Era un domingo de resaca. Como era habitual, la noche anterior se había puesto fina por resignación a su vida precaria que a veces la empujaba a abandonarla. Su cerebro frito la arrastró hasta el sofá y puso un documental. Con los ojos expectantes y en la mano un cigarro que se había consumido solo, escuchaba a los supervivientes de aquella guerra, entrecortados entre imágenes de archivo, pólvora, lágrimas y hambre. Como siempre que indagaba en ese tema, sintió ese escalofrío que le nacía en la nuca y bajaba por la espalda retorciéndole las entrañas. Una corriente helada que no era del todo suya.
Estaba acostumbrada a sentir aquello. Pero esa tarde comprendió que no era emoción, sino presencia.

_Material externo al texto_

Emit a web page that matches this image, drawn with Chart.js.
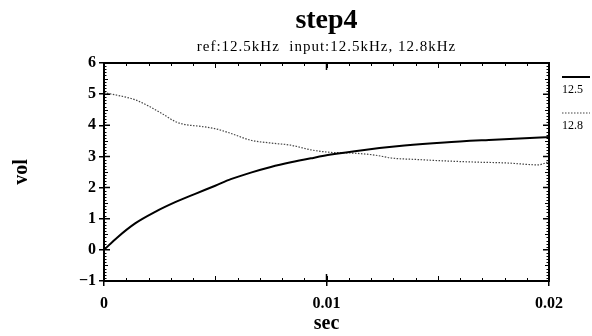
<!DOCTYPE html>
<html>
<head>
<meta charset="utf-8">
<script src="https://cdn.jsdelivr.net/npm/chart.js@4/dist/chart.umd.min.js"></script>
<style>
  html, body { margin: 0; padding: 0; background: #fff; }
  #wrap { width: 592px; height: 336px; }
</style>
</head>
<body>
<div id="wrap"><canvas id="chart" width="592" height="336"></canvas></div>
<script>
// --- data ---
const titleText = 'step4';
const subtitleText = 'ref:12.5kHz  input:12.5kHz, 12.8kHz';
const seriesNames = ['12.5', '12.8'];

const timeRef = [0, 0.0006, 0.0014, 0.0023, 0.0032, 0.0041, 0.005, 0.0057, 0.0066, 0.0075,
                 0.0084, 0.0093, 0.0102, 0.0117, 0.0135, 0.0153, 0.0173, 0.0196, 0.02];
const voltRef = [0, 0.4, 0.85, 1.22, 1.53, 1.8, 2.06, 2.27, 2.48, 2.66,
                 2.81, 2.94, 3.06, 3.21, 3.35, 3.45, 3.53, 3.61, 3.62];

const timeIn = [0, 0.001, 0.0014, 0.002, 0.0026, 0.0032, 0.0036, 0.0044, 0.005, 0.0057, 0.0066, 0.0075,
                0.0084, 0.0093, 0.0102, 0.0111, 0.0122, 0.0129, 0.0141, 0.0152, 0.0166, 0.0181, 0.0195, 0.02];
const voltIn = [5.05, 4.9, 4.82, 4.62, 4.38, 4.12, 4.03, 3.96, 3.89, 3.74, 3.52, 3.43,
                3.36, 3.21, 3.13, 3.11, 3.04, 2.95, 2.9, 2.86, 2.82, 2.79, 2.73, 2.83];

const xTicks = [0, 0.01, 0.02];
const xTickLabels = ['0', '0.01', '0.02'];
const yTicks = [-1, 0, 1, 2, 3, 4, 5, 6];

const serif = '"Liberation Serif", "DejaVu Serif", serif';

function toPoints(xs, ys) {
    return xs.map((x, i) => ({ x: x, y: ys[i] }));
}

// frame, inner ticks, titles and the little legend on the right
const decorPlugin = {
    id: 'decor',
    afterDraw(chart) {
        const ctx = chart.ctx;
        const a = chart.chartArea;
        const xs = chart.scales.x, ys = chart.scales.y;
        ctx.save();
        ctx.strokeStyle = '#000';

        // minor ticks
        ctx.lineWidth = 1;
        ctx.beginPath();
        for (let k = 1; k < 20; k++) {
            const px = Math.round(xs.getPixelForValue(k * 0.001)) + 0.5;
            const len = (k % 5 === 0) ? 5 : 3;
            ctx.moveTo(px, a.bottom); ctx.lineTo(px, a.bottom - len);
            ctx.moveTo(px, a.top); ctx.lineTo(px, a.top + len);
        }
        for (let k = -10; k <= 60; k++) {
            if (k % 10 === 0) continue;
            const py = Math.round(ys.getPixelForValue(k / 10)) + 0.5;
            const len = (k % 5 === 0) ? 4 : 2.5;
            ctx.moveTo(a.left, py); ctx.lineTo(a.left + len, py);
            ctx.moveTo(a.right, py); ctx.lineTo(a.right - len, py);
        }
        ctx.stroke();

        // major inner ticks
        ctx.lineWidth = 1.5;
        ctx.beginPath();
        xTicks.forEach(v => {
            const px = xs.getPixelForValue(v);
            ctx.moveTo(px, a.bottom); ctx.lineTo(px, a.bottom - 7);
            ctx.moveTo(px, a.top); ctx.lineTo(px, a.top + 7);
        });
        yTicks.forEach(v => {
            const py = ys.getPixelForValue(v);
            ctx.moveTo(a.left, py); ctx.lineTo(a.left + 6, py);
            ctx.moveTo(a.right, py); ctx.lineTo(a.right - 6, py);
        });
        ctx.stroke();

        // frame
        ctx.lineWidth = 2;
        ctx.strokeRect(a.left, a.top, a.right - a.left, a.bottom - a.top);

        // titles
        const cx = (a.left + a.right) / 2;
        ctx.fillStyle = '#000';
        ctx.textAlign = 'center';
        ctx.textBaseline = 'alphabetic';
        ctx.font = 'bold 28px ' + serif;
        ctx.fillText(titleText, cx, 28);
        ctx.font = '15px ' + serif;
        ctx.letterSpacing = '1px';
        ctx.fillText(subtitleText, cx, 51);
        ctx.letterSpacing = '0px';

        // legend
        const ds = chart.data.datasets;
        const lx0 = 562, lx1 = 590;
        [77, 113].forEach((ly, i) => {
            ctx.beginPath();
            ctx.strokeStyle = ds[i].borderColor;
            ctx.lineWidth = ds[i].borderWidth;
            ctx.setLineDash(ds[i].borderDash || []);
            ctx.moveTo(lx0, ly); ctx.lineTo(lx1, ly);
            ctx.stroke();
            ctx.setLineDash([]);
            ctx.font = '12px ' + serif;
            ctx.textAlign = 'left';
            ctx.fillText(seriesNames[i], lx0, ly + 16);
        });
        ctx.restore();
    }
};

new Chart(document.getElementById('chart'), {
    type: 'line',
    data: {
        datasets: [
            {
                label: seriesNames[0],
                data: toPoints(timeRef, voltRef),
                borderColor: '#000',
                borderWidth: 2,
                pointRadius: 0,
                cubicInterpolationMode: 'monotone'
            },
            {
                label: seriesNames[1],
                data: toPoints(timeIn, voltIn),
                borderColor: '#444',
                borderWidth: 1.2,
                borderDash: [1.5, 1.5],
                pointRadius: 0,
                cubicInterpolationMode: 'monotone'
            }
        ]
    },
    options: {
        responsive: false,
        animation: false,
        layout: { padding: { top: 63, right: 43, left: 0, bottom: 0 } },
        plugins: { legend: { display: false }, title: { display: false }, tooltip: { enabled: false } },
        scales: {
            x: {
                type: 'linear',
                min: 0, max: 0.02,
                afterFit: s => { s.height = 55; },
                afterBuildTicks: s => { s.ticks = xTicks.map(v => ({ value: v })); },
                ticks: {
                    color: '#000', padding: 8, maxRotation: 0,
                    font: { family: serif, size: 16, weight: 'bold' },
                    callback: (v, i) => xTickLabels[i]
                },
                grid: { drawOnChartArea: false, drawTicks: true, tickLength: 5, color: '#000', lineWidth: 1.5 },
                border: { display: false },
                title: {
                    display: true, text: 'sec', color: '#000',
                    font: { family: serif, size: 20, weight: 'bold' },
                    padding: { top: 0, bottom: 0 }
                }
            },
            y: {
                min: -1, max: 6,
                afterFit: s => { s.width = 104; },
                afterBuildTicks: s => { s.ticks = yTicks.map(v => ({ value: v })); },
                ticks: {
                    color: '#000', padding: 3,
                    font: { family: serif, size: 16, weight: 'bold' },
                    callback: v => (v < 0 ? '\u2212' + Math.abs(v) : String(v))
                },
                grid: { drawOnChartArea: false, drawTicks: true, tickLength: 5, color: '#000', lineWidth: 1.5 },
                border: { display: false },
                title: {
                    display: true, text: 'vol', color: '#000',
                    font: { family: serif, size: 20, weight: 'bold' },
                    padding: { top: 10, bottom: 0 }
                }
            }
        }
    },
    plugins: [decorPlugin]
});
</script>
</body>
</html>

La habitación se llenó de un aire frío y denso. Las paredes y la pantalla desaparecieron y el sofá apareció en medio de Los Pirineos. Allí vio a una mujer con un abrigo raído, avanzando sin pausa en la tempestad. Nunca la había visto pero la reconoció. Sus miradas se cruzaron y sintió abrirse una puerta que siempre estuvo ahí esperando. No les hizo falta hablar. Supo que era ella, la presencia que siempre la acompañaba, la que la sostenía cuando quería tirar la toalla y cuando la intuición la salvaba sin saber cómo.
Había huido a Francia con su marido buscando refugio. Pero ahora los alemanes mandaban. Al marido lo fusilaron y a ella la enviaron a un burdel de soldados, a servir vino y carne a quienes habían matado a su marido. Desde entonces, su espíritu buscaba una garganta que la recordara y un corazón donde seguir latiendo.
El documental terminó. La chica se miró en el espejo y vio un brillo que no era solo suyo.
—No te olvidaré —susurró.
Por primera vez, disfrutó de aquel escalofrío.